Task instructions
Of all the lines here, how many include the string "this"? Answer with the number only.

(Entries with chart source code)
════════════════

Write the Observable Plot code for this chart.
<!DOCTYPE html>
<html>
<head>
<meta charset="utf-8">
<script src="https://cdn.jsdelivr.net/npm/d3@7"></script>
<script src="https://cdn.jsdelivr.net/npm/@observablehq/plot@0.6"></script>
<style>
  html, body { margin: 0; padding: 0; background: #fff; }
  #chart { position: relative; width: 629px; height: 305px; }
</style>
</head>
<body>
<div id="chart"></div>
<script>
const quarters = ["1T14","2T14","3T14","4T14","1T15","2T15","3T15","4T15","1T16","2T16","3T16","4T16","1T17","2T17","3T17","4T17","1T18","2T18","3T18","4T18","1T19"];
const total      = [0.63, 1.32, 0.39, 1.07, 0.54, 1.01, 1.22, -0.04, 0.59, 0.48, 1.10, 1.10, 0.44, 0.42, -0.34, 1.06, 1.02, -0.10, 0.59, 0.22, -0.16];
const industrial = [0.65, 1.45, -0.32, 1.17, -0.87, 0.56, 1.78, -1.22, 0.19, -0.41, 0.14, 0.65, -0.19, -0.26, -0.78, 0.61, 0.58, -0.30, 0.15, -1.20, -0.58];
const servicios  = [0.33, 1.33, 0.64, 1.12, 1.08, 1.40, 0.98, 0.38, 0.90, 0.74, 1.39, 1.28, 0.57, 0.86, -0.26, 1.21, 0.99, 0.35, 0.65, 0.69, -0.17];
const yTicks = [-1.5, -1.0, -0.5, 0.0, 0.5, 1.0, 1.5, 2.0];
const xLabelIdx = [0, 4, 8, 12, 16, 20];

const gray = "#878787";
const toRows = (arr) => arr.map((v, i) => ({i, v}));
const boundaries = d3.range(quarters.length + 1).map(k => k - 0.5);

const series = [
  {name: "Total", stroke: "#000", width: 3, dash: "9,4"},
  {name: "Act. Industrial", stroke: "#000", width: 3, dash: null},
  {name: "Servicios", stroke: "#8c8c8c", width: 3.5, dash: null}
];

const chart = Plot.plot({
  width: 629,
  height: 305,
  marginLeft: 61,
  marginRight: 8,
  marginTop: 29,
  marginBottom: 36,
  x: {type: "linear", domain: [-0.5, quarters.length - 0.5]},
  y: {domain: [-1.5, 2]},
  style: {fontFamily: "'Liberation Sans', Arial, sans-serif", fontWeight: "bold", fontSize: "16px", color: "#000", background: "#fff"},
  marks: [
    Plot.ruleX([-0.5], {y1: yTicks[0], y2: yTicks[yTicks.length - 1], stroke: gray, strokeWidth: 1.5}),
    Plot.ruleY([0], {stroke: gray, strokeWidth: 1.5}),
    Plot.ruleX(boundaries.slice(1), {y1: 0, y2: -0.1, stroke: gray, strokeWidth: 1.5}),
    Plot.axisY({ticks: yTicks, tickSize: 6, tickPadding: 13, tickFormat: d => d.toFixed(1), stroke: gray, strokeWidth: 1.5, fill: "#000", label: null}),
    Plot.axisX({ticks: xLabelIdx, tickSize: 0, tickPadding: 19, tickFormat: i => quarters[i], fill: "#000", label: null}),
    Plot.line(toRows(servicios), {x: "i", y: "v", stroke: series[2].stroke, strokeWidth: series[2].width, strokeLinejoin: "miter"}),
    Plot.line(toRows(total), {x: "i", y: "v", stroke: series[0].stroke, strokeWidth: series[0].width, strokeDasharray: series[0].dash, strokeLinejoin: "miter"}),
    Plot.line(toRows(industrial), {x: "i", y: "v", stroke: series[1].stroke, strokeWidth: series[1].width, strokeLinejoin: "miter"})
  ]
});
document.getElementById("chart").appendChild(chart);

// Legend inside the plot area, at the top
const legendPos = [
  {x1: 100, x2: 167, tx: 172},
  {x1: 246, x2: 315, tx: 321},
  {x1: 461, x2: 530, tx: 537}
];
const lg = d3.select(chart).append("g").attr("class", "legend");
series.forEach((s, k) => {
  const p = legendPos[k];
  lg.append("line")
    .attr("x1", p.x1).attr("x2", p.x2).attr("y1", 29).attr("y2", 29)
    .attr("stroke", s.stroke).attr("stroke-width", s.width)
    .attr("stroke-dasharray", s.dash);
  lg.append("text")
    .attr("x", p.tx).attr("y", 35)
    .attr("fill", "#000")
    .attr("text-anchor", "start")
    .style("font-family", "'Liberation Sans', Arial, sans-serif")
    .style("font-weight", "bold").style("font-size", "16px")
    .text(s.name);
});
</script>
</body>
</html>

════════════════

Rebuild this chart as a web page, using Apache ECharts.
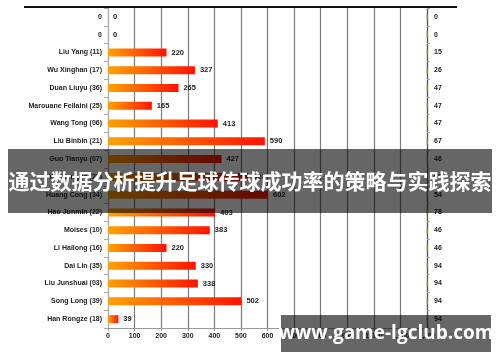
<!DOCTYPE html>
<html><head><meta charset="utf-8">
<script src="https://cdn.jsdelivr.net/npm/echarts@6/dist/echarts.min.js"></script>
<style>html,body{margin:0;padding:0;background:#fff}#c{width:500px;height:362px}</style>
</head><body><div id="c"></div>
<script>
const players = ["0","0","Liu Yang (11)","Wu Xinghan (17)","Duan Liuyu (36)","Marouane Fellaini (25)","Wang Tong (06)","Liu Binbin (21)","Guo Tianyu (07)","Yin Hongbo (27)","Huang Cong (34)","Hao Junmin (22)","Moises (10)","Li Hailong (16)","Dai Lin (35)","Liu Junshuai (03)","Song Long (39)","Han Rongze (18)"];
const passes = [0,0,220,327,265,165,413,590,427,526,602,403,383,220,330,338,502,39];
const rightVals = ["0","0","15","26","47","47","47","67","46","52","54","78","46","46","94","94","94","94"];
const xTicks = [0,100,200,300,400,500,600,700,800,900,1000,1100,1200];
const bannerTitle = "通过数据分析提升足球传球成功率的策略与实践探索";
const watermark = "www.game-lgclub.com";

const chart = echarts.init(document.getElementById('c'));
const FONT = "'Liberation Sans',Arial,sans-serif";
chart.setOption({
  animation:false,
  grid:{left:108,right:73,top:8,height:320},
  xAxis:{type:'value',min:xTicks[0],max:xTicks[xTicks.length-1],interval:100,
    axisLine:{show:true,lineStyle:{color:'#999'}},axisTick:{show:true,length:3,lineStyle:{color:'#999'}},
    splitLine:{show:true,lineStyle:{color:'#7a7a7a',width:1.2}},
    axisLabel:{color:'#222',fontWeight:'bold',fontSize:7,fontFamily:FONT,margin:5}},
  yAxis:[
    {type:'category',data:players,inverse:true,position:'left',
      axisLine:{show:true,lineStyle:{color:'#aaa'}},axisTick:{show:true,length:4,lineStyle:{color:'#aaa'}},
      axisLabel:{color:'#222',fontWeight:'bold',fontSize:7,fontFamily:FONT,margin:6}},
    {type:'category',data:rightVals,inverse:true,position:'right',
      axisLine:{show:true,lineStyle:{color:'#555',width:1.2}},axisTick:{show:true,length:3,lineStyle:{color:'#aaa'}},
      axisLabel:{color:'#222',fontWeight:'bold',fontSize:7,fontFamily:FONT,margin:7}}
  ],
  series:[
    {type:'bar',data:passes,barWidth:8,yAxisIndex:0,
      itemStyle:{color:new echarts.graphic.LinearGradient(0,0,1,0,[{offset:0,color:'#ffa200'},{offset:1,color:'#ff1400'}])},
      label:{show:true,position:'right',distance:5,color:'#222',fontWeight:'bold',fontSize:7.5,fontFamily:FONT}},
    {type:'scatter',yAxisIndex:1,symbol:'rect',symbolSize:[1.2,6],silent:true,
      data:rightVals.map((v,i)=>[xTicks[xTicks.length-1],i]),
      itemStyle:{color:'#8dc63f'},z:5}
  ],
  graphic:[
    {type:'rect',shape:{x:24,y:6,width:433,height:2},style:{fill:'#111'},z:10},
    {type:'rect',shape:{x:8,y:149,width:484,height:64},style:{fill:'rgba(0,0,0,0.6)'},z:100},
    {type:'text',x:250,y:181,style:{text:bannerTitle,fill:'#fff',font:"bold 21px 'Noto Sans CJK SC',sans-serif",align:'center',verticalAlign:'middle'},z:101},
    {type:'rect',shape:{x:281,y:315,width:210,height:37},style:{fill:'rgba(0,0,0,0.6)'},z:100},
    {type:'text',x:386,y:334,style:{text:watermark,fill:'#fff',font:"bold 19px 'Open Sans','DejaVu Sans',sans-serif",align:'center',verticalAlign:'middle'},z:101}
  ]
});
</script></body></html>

════════════════

Written reply
2